**TASK DESCRIPTION:** Retype the data below without altering anything.

######

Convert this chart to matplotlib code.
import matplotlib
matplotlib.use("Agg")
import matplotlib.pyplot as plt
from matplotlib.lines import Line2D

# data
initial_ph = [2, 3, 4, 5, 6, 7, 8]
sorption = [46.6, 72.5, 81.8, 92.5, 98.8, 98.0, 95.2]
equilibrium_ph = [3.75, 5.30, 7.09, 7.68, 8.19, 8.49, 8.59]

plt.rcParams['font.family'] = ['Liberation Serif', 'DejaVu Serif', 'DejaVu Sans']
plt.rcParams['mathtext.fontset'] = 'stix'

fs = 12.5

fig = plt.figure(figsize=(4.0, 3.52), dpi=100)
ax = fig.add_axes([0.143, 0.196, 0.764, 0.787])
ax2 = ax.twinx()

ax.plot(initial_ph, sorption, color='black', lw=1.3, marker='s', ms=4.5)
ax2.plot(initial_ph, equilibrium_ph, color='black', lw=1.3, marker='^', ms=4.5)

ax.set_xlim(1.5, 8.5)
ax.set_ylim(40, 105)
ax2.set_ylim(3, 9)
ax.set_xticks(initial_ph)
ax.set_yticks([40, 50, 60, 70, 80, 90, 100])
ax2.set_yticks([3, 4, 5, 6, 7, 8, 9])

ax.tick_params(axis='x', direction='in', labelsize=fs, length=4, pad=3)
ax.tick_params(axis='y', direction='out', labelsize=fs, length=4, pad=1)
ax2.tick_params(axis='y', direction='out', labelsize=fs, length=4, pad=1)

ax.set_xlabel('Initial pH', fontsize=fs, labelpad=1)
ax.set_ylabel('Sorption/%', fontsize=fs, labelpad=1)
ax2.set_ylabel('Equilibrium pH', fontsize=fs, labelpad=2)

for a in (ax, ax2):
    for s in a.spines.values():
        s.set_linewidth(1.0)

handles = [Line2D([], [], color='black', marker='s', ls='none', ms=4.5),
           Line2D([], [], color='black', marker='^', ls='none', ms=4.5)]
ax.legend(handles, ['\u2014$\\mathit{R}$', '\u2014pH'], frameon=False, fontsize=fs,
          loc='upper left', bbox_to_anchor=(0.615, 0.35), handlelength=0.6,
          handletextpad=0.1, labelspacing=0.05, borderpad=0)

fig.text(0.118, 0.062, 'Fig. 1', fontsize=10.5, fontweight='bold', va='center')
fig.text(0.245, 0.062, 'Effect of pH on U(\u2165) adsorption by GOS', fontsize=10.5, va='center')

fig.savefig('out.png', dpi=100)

######

**ANSWER TO THE PROBLEM:**
Convert this chart to matplotlib code.
import matplotlib
matplotlib.use("Agg")
import matplotlib.pyplot as plt
from matplotlib.lines import Line2D

# data
initial_ph = [2, 3, 4, 5, 6, 7, 8]
sorption = [46.6, 72.5, 81.8, 92.5, 98.8, 98.0, 95.2]
equilibrium_ph = [3.75, 5.30, 7.09, 7.68, 8.19, 8.49, 8.59]

plt.rcParams['font.family'] = ['Liberation Serif', 'DejaVu Serif', 'DejaVu Sans']
plt.rcParams['mathtext.fontset'] = 'stix'

fs = 12.5

fig = plt.figure(figsize=(4.0, 3.52), dpi=100)
ax = fig.add_axes([0.143, 0.196, 0.764, 0.787])
ax2 = ax.twinx()

ax.plot(initial_ph, sorption, color='black', lw=1.3, marker='s', ms=4.5)
ax2.plot(initial_ph, equilibrium_ph, color='black', lw=1.3, marker='^', ms=4.5)

ax.set_xlim(1.5, 8.5)
ax.set_ylim(40, 105)
ax2.set_ylim(3, 9)
ax.set_xticks(initial_ph)
ax.set_yticks([40, 50, 60, 70, 80, 90, 100])
ax2.set_yticks([3, 4, 5, 6, 7, 8, 9])

ax.tick_params(axis='x', direction='in', labelsize=fs, length=4, pad=3)
ax.tick_params(axis='y', direction='out', labelsize=fs, length=4, pad=1)
ax2.tick_params(axis='y', direction='out', labelsize=fs, length=4, pad=1)

ax.set_xlabel('Initial pH', fontsize=fs, labelpad=1)
ax.set_ylabel('Sorption/%', fontsize=fs, labelpad=1)
ax2.set_ylabel('Equilibrium pH', fontsize=fs, labelpad=2)

for a in (ax, ax2):
    for s in a.spines.values():
        s.set_linewidth(1.0)

handles = [Line2D([], [], color='black', marker='s', ls='none', ms=4.5),
           Line2D([], [], color='black', marker='^', ls='none', ms=4.5)]
ax.legend(handles, ['\u2014$\\mathit{R}$', '\u2014pH'], frameon=False, fontsize=fs,
          loc='upper left', bbox_to_anchor=(0.615, 0.35), handlelength=0.6,
          handletextpad=0.1, labelspacing=0.05, borderpad=0)

fig.text(0.118, 0.062, 'Fig. 1', fontsize=10.5, fontweight='bold', va='center')
fig.text(0.245, 0.062, 'Effect of pH on U(\u2165) adsorption by GOS', fontsize=10.5, va='center')

fig.savefig('out.png', dpi=100)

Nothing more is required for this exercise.